The event API itself looks as follows.
typedef struct event_buf_t event_buf_t;
void event_init(event_buf_t *buf, uint32 item_size, int32 max);
void event_push(event_buf_t *buf, void *evs, int32 num);
int event_wait(event_buf_t *buf, void *evs, int32 max, int timeout_ms);
/* -1 as timeout means infinite */
And, using the API, the login server's main loop looks as follows now.
for (;;)
{
event_t events[MAX_EVENTS];
int num_events = event_wait(event_buf, _events, MAX_EVENTS, 500);
for (int i = 0; i < num_events; ++i)
{
event_t *e = &_events[i];
switch (e->type)
{
case EVENT_ACCEPT_CLIENT:
cl_accept(&e->accept_client);
break;
case EVENT_READ_CLIENT:
cl_read(&e->read_client);
break;
case EVENT_ACCOUNT_LOGIN_QUERY_FINISHED:
cl_finish_login_attempt(&e->account_login_query_finished);
break;
case EVENT_ACCEPT_SHARD:
shards_accept(&e->accept_shard);
break;
case EVENT_READ_SHARD:
shards_read(&e->read_shard);
break;
default:
muta_assert(0);
}
}
cl_check_timeouts();
shards_flush(); // Flush queued messages to shards
cl_flush(); // Flush queued messages to clients
}
And so, most logic is handled on a single thread.
Converting other systems to the same approach
The MUTA server's older parts are not implemented using the model discussed in
this post.

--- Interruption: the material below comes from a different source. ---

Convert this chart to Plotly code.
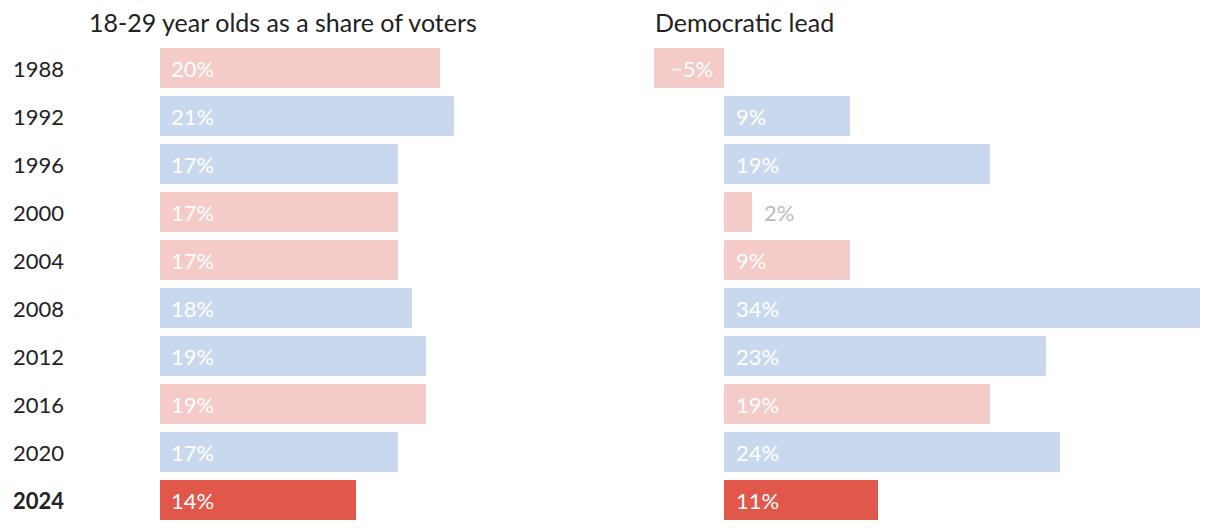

Although they also handle most logic on a single thread based on
events generated by other threads, the model they use is not quite so refined.
Instead it is kind of an ad-hoc implementation of the same idea, so instead of
having a single event buffer, there are many. These buffers are not blocking
like in the case of the login server how ever.
The old parts of the server are also frame-based, in that their main thread
runs the logic in specified increments of time (FPS, frames per second). With
an event queue the thread can sleep on we can remove some of the latency
provided by the frame-based approach. To make timers based on delta-time still
function correctly, we can simply calculate a sleep-time for the event_wait()
function much like we would sleep during a frame if we were waiting for vsync
in 3D program.
I'll be looking at converting the old programs to this model at some point in
the distant future, unless I come across something better.